The most interesting info for me was the statue of the man sitting listening to the radio.  Mike explains that this is one of the ways in which FDR made contact with the American people, he truly wanted to ensure that he communicated well with them so he instigated weekly, or sometimes more frequent, radio broadcasts which he referred to as ‘fireside chats’.  These were extremely popular and helped to make him a very well respected and beloved President.  FDR was the only President to remain in office for 3 terms probably due to his enormous popularity.

Following this we walk over the to Martin Luther King Memorial, again stunning in the darkness, the lighting is so dramatic it really does make it seem even more monumental.

The great Dr Martin Luther King Jnr

Now the most interesting and indeed fascinating stop is the Korean War Memorial.  I was absolutely amazed by what Mike told us about the wall… all the faces engraved on the wall are some of the actual american soldiers, airmen, marines, nurses etc. who took part in the conflict.  Their faces have been reproduced from photographs found in the archives and as good as the engravings are in the daylight, when the light is shone on them at night they actually pop out and are almost 3D… so etherial.

Last stop is back to Ole Linc, but am tired now so kind of drift off to take a photo.  Back on the bus then metro and bus back to my digs.  I don’t get back until 11.30pm so am completely knackered and flop into bed… no time for blogging I’m afraid.

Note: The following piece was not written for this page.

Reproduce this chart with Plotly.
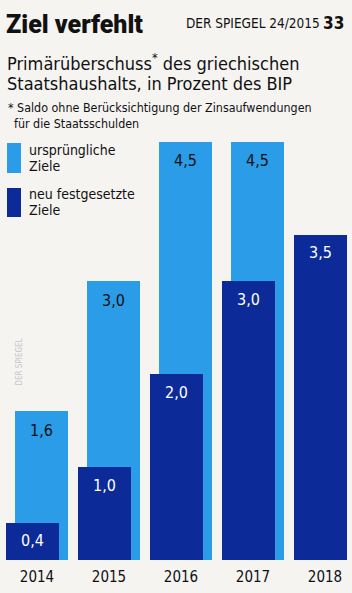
import plotly.graph_objects as go

years = [2014, 2015, 2016, 2017, 2018]
original_targets = [1.6, 3.0, 4.5, 4.5, None]
new_targets = [0.4, 1.0, 2.0, 3.0, 3.5]
orig_labels = ["1,6", "3,0", "4,5", "4,5", ""]
new_labels = ["0,4", "1,0", "2,0", "3,0", "3,5"]
tick_labels = ["2014", "2015", "2016", "2017", "2018"]

W, H = 352, 593
BG = "#f5f4f1"
LIGHT = "#2a9ce8"
DARK = "#0c2a98"
FONT = "DejaVu Sans Condensed, sans-serif"
TFONT = "Roboto, Liberation Sans, sans-serif"

T, B = 133, 33
Y0 = H - B
PH = Y0 - T

def py(p):
    return (Y0 - p) / PH

def px(p):
    return p / W

BW = 0.736
OFF_L = -0.306
OFF_D = -0.431

fig = go.Figure()
fig.add_trace(go.Bar(x=years, y=original_targets, offset=OFF_L, width=BW,
                     marker=dict(color=LIGHT, line=dict(width=0)), showlegend=False,
                     hoverinfo="skip"))
fig.add_trace(go.Bar(x=years, y=new_targets, offset=OFF_D, width=BW,
                     marker=dict(color=DARK, line=dict(width=0)), showlegend=False,
                     hoverinfo="skip"))

ann = []
for yr, v, lab in zip(years, original_targets, orig_labels):
    if v is None:
        continue
    ann.append(dict(x=yr + OFF_L + BW / 2, y=v, xref="x", yref="y", text=lab,
                    showarrow=False, yshift=-19, font=dict(size=16, color="#111", family=FONT)))
for yr, v, lab in zip(years, new_targets, new_labels):
    ann.append(dict(x=yr + OFF_D + BW / 2, y=v, xref="x", yref="y", text=lab,
                    showarrow=False, yshift=-18, font=dict(size=16, color="#ffffff", family=FONT)))

def txt(x, y, s, size, color="#111", weight="normal", anchor="left", fam=FONT):
    ann.append(dict(x=px(x), y=py(y), xref="paper", yref="paper", text=s, showarrow=False,
                    xanchor=anchor, yanchor="middle",
                    font=dict(size=size, color=color, family=fam, weight=weight)))

txt(4, 25, "Ziel verfehlt", 25, weight=900, fam=TFONT)
txt(184, 23, "DER SPIEGEL 24/2015", 13.5)
txt(321, 23, "33", 17, weight="bold")
txt(5, 62, "Primärüberschuss<sup>*</sup> des griechischen", 18)
txt(5, 83, "Staatshaushalts, in Prozent des BIP", 18)
txt(6, 108, "* Saldo ohne Berücksichtigung der Zinsaufwendungen", 12.4)
txt(12, 124, "für die Staatsschulden", 12.4)
txt(27, 150, "ursprüngliche", 14)
txt(27, 166, "Ziele", 14)
txt(27, 194, "neu festgesetzte", 14)
txt(27, 210, "Ziele", 14)
ann.append(dict(x=px(12), y=py(362), xref="paper", yref="paper", text="DER SPIEGEL",
                showarrow=False, textangle=-90, font=dict(size=8, color="#c9c6cc", family=FONT)))

shapes = [
    dict(type="rect", xref="paper", yref="paper", x0=px(7), x1=px(21), y0=py(173), y1=py(143),
         fillcolor=LIGHT, line=dict(width=0)),
    dict(type="rect", xref="paper", yref="paper", x0=px(7), x1=px(21), y0=py(217), y1=py(188),
         fillcolor=DARK, line=dict(width=0)),
]

x0 = 2014 - 37 / 72
x1 = x0 + W / 72
fig.update_layout(
    width=W, height=H, margin=dict(l=0, r=0, t=T, b=B),
    paper_bgcolor=BG, plot_bgcolor=BG, barmode="overlay", bargap=0,
    xaxis=dict(range=[x0, x1], tickvals=years, ticktext=tick_labels, showgrid=False,
               zeroline=False, showline=False, ticks="", fixedrange=True, ticklabelstandoff=6,
               tickfont=dict(size=15, color="#111", family=FONT)),
    yaxis=dict(range=[0, PH / 92.9], visible=False, showgrid=False, zeroline=False, fixedrange=True),
    annotations=ann, shapes=shapes, font=dict(family=FONT),
)
fig.write_html("out.html", config={"displayModeBar": False})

Day 4 – Highway to Nowhere…

Pack my bags this morning and jump in the car to drive down to Portsmouth in Virginia.  Am going to Bayside Harley Davidson to pick up the bike I am buying.  On the way I stop off at Washington DC harley and pick up a few mementos  of course.  Get lost a couple of times as per and then am stuck in traffic on the I95, the main highway to Richmond, it is just dreadful that I turn off and take the scenic route down the Jefferson Davis highway and route 17.  Unfortunately it looks like I won’t make it to the dealership today and although I do try to get back on the ‘fast’ road again I eventually have to give up and just get to my overnight hotel instead and go to the dealers in the morning.  Left at 11.30, arrived at 7.30pm – distance, just 210 miles… madness!!!!!

All that walking has killed my legs… am so stiff I look like a robot… just give me my bike, NOW!